La contienda de Morena ha terminado y para sorpresa de nadie la ganadora fue Claudia. Mario Delgado y Alfonso Durazo se deshicieron en elogios a su proceso de selección, al que consideraron un hito democrático en el país. Mientras tanto, Adán Augusto, Monreal, Noroña y el Güero Velasco, derrotados, sonrieron, se aplaudieron, se pronunciaron por la unidad y felicitaron a Sheinbaum.
Ninguno de ellos —lo sabían, lo sabíamos— tenía posibilidad alguna de llegar a ser el candidato de Morena, pero en el evento abrazaron cariñosamente su derrota y legitimaron el proceso. Su previsible derrota les trae ganancias secundarias: las coordinaciones de Morena en el Congreso, la candidatura a la Jefatura de Gobierno de la CDMX, alguna Secretaría en el Gobierno federal, una que otra curul. Es muy fácil reconocer la derrota cuando no hay nada que perder.
El gran ausente en el “anuncio” fue Marcelo Ebrard, el real derrotado. Desde hace semanas Ebrard denunció irregularidades en el proceso y horas antes de la develación de los resultados pidió la reposición del proceso por serios vicios irreparables y patentes iniquidades. La dirigencia de Morena no accedió a su reclamo y, por el contrario, le dio la espalda y le emparejó la puerta. Ebrard lleva más de 40 años cultivando una trayectoria para ser Presidente de México que parece no terminará de germinar.
A diferencia de sus compañeros que no le temieron a la derrota, porque la competencia incluye en sus reglas la consolación, Ebrard no le teme a la derrota, porque está educado en ella y ha sabido aceptarla como el costo de mantener sus convicciones y sus principios. Si Ebrard participó fue porque pensó que podía encontrar la candidatura convenciendo al Presidente no sólo de que se la debe, sino de que es la mejor opción para conducir el Ejecutivo federal y garantizar la renovación en 2030, por eso le ofreció una Secretaría a su hijo.
En el fondo lo que estoy tratando de decir es que Ebrard nunca consideró que el ejercicio sería equitativo. En todas las encuestas Claudia siempre fue puntera y Ebrard no tenía forma de revertir las tendencias. Si existía una fuerza anti-Claudia, ésta se dividió entre el resto de los tres aspirantes diluyendo sus preferencias. Por ejemplo, el Partido Verde organizó un evento para apoyar a Claudia, aun cuando tenía al Güero Velasco, su coordinador en el Senado, como precandidato. El proceso de selección pudo ser una votación a manera de primarias y el resultado hubiera sido el mismo: Claudia, Claudia, Claudia. Desde hace dos años se decidió, siempre ha sido y será Claudia. Ebrard, educado en el arte de la paciencia, esperó que el Presidente recapacitara y lo señalara, pero eso no pasó.

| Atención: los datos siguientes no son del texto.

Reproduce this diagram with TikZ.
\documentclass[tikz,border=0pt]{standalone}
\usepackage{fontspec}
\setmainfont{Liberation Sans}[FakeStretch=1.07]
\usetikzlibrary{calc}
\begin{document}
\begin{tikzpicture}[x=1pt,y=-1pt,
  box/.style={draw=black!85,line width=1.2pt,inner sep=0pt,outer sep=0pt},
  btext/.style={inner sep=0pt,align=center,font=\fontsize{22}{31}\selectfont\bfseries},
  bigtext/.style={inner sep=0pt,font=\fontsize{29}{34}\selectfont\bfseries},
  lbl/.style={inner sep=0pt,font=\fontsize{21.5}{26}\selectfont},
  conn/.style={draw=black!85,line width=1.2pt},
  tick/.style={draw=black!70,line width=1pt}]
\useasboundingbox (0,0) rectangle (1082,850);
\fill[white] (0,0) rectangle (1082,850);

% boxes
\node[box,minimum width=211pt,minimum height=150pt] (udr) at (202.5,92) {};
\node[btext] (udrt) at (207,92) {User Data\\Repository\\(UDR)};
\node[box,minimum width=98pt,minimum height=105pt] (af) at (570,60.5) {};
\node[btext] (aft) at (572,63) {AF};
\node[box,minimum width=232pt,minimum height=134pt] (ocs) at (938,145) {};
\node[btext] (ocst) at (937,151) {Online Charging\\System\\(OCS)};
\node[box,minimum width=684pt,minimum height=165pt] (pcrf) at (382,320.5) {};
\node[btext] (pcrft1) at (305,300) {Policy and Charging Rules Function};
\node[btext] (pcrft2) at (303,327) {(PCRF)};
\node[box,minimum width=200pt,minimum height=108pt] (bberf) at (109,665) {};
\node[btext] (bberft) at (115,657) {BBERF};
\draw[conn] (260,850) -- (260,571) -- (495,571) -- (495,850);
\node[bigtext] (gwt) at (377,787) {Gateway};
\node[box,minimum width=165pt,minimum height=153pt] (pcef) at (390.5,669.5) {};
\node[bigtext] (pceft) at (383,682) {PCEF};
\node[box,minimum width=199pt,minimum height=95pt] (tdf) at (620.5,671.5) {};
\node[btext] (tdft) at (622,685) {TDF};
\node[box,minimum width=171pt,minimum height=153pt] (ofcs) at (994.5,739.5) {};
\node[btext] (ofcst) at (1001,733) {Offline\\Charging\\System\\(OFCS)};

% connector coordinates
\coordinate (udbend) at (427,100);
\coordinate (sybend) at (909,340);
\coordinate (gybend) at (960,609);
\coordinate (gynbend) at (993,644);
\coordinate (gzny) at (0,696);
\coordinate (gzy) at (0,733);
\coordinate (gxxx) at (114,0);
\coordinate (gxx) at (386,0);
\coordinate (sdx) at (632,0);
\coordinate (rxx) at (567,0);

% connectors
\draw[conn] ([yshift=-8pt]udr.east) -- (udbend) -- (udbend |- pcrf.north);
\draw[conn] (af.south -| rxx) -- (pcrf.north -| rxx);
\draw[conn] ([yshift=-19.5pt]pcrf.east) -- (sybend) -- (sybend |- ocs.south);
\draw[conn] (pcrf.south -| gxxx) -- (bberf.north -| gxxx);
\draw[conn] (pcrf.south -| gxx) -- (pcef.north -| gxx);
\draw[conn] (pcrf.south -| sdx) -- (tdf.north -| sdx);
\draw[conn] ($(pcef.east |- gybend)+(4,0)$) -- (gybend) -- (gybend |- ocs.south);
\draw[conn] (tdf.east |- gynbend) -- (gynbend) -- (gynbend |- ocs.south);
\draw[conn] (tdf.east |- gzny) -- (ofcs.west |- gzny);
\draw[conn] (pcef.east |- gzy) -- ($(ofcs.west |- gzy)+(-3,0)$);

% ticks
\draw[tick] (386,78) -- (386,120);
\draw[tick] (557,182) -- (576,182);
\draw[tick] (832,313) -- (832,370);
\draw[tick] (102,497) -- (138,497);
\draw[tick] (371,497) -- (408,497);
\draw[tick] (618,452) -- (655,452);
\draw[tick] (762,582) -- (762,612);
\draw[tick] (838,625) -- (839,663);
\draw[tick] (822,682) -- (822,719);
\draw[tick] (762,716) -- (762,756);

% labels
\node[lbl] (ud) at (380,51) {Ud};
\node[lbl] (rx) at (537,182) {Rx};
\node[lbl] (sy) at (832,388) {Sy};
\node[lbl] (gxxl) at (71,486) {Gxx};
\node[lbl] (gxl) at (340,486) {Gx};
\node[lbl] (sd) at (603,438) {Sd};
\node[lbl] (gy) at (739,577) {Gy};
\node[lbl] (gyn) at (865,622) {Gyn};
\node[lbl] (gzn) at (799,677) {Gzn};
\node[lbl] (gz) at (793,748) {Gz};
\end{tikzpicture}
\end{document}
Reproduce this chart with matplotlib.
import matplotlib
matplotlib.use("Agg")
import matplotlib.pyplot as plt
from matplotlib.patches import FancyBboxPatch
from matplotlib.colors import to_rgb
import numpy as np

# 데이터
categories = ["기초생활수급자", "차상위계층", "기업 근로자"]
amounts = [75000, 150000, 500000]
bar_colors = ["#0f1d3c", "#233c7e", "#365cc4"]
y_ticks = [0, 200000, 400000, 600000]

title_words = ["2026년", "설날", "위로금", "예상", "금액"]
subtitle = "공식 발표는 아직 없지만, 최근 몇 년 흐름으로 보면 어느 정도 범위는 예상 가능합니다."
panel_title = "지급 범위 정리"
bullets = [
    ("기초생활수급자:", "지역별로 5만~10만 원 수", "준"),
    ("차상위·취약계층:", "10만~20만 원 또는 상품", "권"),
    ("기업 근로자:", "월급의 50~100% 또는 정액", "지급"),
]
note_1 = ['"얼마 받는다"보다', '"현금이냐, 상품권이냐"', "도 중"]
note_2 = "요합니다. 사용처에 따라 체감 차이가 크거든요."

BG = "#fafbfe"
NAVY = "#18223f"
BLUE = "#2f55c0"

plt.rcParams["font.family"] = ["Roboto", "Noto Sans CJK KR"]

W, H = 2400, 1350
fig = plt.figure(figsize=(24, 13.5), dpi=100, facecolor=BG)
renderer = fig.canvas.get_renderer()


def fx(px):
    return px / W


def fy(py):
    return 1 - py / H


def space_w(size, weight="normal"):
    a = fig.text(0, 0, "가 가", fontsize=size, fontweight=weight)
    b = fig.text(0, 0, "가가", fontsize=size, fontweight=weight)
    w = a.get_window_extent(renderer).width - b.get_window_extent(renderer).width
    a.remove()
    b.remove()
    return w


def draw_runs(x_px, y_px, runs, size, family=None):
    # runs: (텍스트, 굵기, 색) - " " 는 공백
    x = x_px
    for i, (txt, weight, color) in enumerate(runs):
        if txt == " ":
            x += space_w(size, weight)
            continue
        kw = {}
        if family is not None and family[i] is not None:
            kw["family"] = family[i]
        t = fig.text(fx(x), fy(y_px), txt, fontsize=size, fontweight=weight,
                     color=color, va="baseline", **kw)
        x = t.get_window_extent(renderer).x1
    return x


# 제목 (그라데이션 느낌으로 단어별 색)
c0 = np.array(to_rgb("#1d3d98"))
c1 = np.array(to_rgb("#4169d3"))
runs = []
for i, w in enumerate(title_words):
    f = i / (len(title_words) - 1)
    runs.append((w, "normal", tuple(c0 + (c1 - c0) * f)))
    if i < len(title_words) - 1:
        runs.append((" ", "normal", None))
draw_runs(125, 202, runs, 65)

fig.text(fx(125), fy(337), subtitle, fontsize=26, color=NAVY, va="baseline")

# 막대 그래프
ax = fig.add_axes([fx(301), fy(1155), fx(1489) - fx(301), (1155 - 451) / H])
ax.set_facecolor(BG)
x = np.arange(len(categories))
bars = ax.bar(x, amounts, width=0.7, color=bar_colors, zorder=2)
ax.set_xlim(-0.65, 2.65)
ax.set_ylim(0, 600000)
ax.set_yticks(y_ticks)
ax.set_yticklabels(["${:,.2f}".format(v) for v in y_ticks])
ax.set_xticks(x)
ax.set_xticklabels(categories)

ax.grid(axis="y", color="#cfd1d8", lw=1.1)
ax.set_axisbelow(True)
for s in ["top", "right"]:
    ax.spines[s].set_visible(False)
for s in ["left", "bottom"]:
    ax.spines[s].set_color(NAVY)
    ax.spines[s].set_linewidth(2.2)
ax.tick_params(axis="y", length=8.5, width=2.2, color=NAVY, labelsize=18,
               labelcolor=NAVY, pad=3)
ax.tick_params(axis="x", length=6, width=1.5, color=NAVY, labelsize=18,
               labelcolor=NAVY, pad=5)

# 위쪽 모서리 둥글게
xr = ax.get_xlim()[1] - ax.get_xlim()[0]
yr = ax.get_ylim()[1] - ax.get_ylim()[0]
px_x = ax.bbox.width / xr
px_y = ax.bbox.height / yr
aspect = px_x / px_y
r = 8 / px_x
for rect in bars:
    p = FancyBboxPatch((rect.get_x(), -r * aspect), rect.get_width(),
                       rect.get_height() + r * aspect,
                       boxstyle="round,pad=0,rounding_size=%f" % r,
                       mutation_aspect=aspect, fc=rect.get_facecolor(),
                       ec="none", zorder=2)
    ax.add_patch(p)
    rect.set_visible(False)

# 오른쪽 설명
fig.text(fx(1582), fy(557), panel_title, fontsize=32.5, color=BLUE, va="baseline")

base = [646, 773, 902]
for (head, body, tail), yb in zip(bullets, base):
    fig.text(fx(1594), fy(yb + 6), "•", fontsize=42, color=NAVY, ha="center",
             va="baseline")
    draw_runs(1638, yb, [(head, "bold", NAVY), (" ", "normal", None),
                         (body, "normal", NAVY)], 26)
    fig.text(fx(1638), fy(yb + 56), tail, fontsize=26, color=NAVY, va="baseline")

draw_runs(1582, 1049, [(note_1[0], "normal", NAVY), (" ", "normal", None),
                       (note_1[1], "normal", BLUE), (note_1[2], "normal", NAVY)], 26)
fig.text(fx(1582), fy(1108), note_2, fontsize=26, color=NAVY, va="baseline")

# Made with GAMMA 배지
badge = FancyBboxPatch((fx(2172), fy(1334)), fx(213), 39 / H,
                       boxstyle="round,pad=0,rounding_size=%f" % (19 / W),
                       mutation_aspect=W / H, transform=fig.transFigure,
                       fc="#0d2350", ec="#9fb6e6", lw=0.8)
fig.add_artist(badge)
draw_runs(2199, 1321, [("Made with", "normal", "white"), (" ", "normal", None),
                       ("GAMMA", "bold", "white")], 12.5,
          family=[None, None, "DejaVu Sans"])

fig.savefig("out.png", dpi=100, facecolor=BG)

“El berrinche de Camacho”, así se conoció el desaire que le hizo Manuel Camacho Solís a la dirigencia del PRI, en 1993, cuando no se presentó a la “cargada” de Colosio, con la que se anunció que sería el candidato presidencial en 1994. A este evento le siguió “la ambigüedad de Camacho” en donde los medios y analistas consideraban que el PRI tenía dos candidatos, uno en campaña y otro, Camacho, negociando con el EZLN, en Chiapas. Finalmente, Camacho cedió a sus aspiraciones y respaldó a Colosio. En una entrevista posterior admitió –pretenciosamente– que su berrinche y su ambigüedad terminaron con el dedazo en México.
Lo de Ebrard es un berrinche. Esto no es un volado, él sabe que podrían repetir al infinito el proceso y el resultado seguiría siendo el mismo. Marcelo no rompió con el Presidente, respeta la amistad y el poder de López Obrador, pero rompió con la dirigencia de Morena: a Delgado y Durazo los llamó cobardes y priistas. En lo que se distingue Ebrard de Camacho es que su juego no admite ambigüedades. No habrá dos candidatos por Morena y su permanencia en el partido de gobierno, si así lo desea, tiene como caducidad el 1 de septiembre del proximo año. Es momento de migrar.
El 2024 está perdido para él, pero sería una pérdida para México prescindir de su agenda, su capacidad y sus convicciones. Si aprendió algo del 2011, sabrá que lo mejor será que se garantice un puesto de elección popular para seguir influyendo en la política nacional.